Do not ask for whom the bell tolls, Pt. 1

Slaven Bilic is in a lot of trouble now. Brighton at home should have been an ideal fixture for a team in West Ham's position, as Chris Hughton's side had only scored once in five away games this season. But in a despondent London Stadium that still doesn't feel like home for the Hammers, Brighton ran riot and scored three goals. Bilic has had plenty of time and plenty of backing but his team still look desperately poor. Spurs await in the cup in midweek and, while no-one would expect Bilic to win that, the clash with Crystal Palace next weekend is looking increasingly crucial.

Do not ask for whom the bell tolls, Pt. 2

Ronald Koeman
Koeman and Everton were ruthlessly dispatched by Arsenal on Sunday. Is he going to last much longer?

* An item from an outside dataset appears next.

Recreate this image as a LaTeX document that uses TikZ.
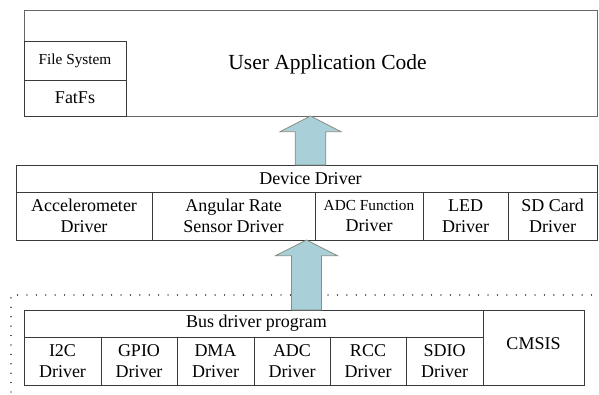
\documentclass[tikz,border=0pt]{standalone}
\usepackage{fontspec}
\setmainfont{Liberation Serif}
\usetikzlibrary{calc}
\definecolor{arrowfill}{HTML}{A9CFD9}
\definecolor{arrowline}{HTML}{8A8E80}
\definecolor{boxline}{HTML}{3A3A3A}
\begin{document}
\begin{tikzpicture}[x=1pt,y=-1pt,
  cell/.style={draw=boxline,line width=0.8pt,inner sep=0pt,outer sep=0pt,align=center,
    font=\fontsize{18}{21}\selectfont},
  small/.style={font=\fontsize{15.3}{18}\selectfont},
  barrow/.style={draw=arrowline,fill=arrowfill,line width=0.8pt,line join=miter},
  dotline/.style={line width=1.3pt,dash pattern=on 0.01pt off 9.4pt,line cap=round,draw=black!80}
]
\useasboundingbox (0,0) rectangle (599,394);
% top layer
\node[cell,draw=black!60,minimum width=573,minimum height=106] (app) at (310.5,63) {};
\node[font=\fontsize{21.5}{24}\selectfont,inner sep=0pt] (apptxt) at (327.5,64) {User Application Code};
\node[cell,small,minimum width=102,minimum height=39] (fs) at (75,60.5) {File System};
\node[cell,minimum width=102,minimum height=36] (fatfs) at (75,98) {FatFs};
% device driver layer
\node[cell,minimum width=581,minimum height=27] (devh) at (306.5,178.5) {\hspace*{8pt}Device Driver};
\node[cell,minimum width=136,minimum height=48] (acc) at (84,216) {Accelerometer\\Driver};
\node[cell,minimum width=163,minimum height=48] (ang) at (233.5,216) {Angular Rate\\Sensor Driver};
\node[cell,minimum width=108,minimum height=48] (adcf) at (369,216) {{\fontsize{15.3}{18}\selectfont ADC Function}\\Driver};
\node[cell,minimum width=85,minimum height=48] (led) at (465.5,216) {LED\\Driver};
\node[cell,minimum width=89,minimum height=48] (sd) at (552.5,216) {SD Card\\Driver};
% dotted boundary
\draw[dotline] (11,392) -- (11,295) -- (594,295);
% bus layer
\node[cell,minimum width=459,minimum height=27] (bush) at (253.5,323.5) {\hspace*{6pt}Bus driver program};
\node[cell,minimum width=77,minimum height=48] (i2c) at (62.5,361) {I2C\\Driver};
\node[cell,minimum width=76,minimum height=48] (gpio) at (139,361) {GPIO\\Driver};
\node[cell,minimum width=77,minimum height=48] (dma) at (215.5,361) {DMA\\Driver};
\node[cell,minimum width=76,minimum height=48] (adc) at (292,361) {ADC\\Driver};
\node[cell,minimum width=76,minimum height=48] (rcc) at (368,361) {RCC\\Driver};
\node[cell,minimum width=77,minimum height=48] (sdio) at (444.5,361) {SDIO\\Driver};
\node[cell,minimum width=101,minimum height=75,text depth=8pt] (cmsis) at (533.5,347.5) {CMSIS};
% block arrows
\draw[barrow] (app.south) -- ($(app.south)+(30.5,15.7)$) -- ($(app.south)+(15.3,15.7)$)
  -- ($(app.south |- devh.north)+(15.3,0)$) -- ($(app.south |- devh.north)+(-15.3,0)$)
  -- ($(app.south)+(-15.3,15.7)$) -- ($(app.south)+(-30.5,15.7)$) -- cycle;
\draw[barrow] (devh.south |- acc.south) -- ($(devh.south |- acc.south)+(31,15.7)$) -- ($(devh.south |- acc.south)+(15,15.7)$)
  -- ($(devh.south |- bush.north)+(15,0)$) -- ($(devh.south |- bush.north)+(-15,0)$)
  -- ($(devh.south |- acc.south)+(-15,15.7)$) -- ($(devh.south |- acc.south)+(-31,15.7)$) -- cycle;
\end{tikzpicture}
\end{document}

It will be a surprise if Ronald Koeman even makes it to next weekend after his Everton team were beaten so heavily at home by Arsenal. The Gunners had only picked up a single point on the road all season but this is a good time to visit the blue half of Merseyside. It's hard to see what Everton are, or even what they could be, if all the constituent parts were in place. It's hard to believe that such an unbalanced club was considered to have had a good transfer window back in July. Why didn't they buy a striker? Why did they buy all the attacking midfielders instead? Koeman will face these questions, and many more, when he speaks to the board on Monday.

Game to watch next week

How will Manchester United respond to that then? Jose Mourinho came under heavy criticism for his tactics against Liverpool, he dished out his own heavy criticism to his players for their performance against Huddersfield. And now they have to cope with the visit of Tottenham. There can be no margin for error.

Spurs have won all of their away games this season and they'll fancy their chances at Old Trafford, too. Mourinho looked impregnable nine days ago, so impregnable that favoured journalists revealed coy stories about PSG links ahead of his contract negotiations with United bosses. It's not about to go horribly wrong, is it?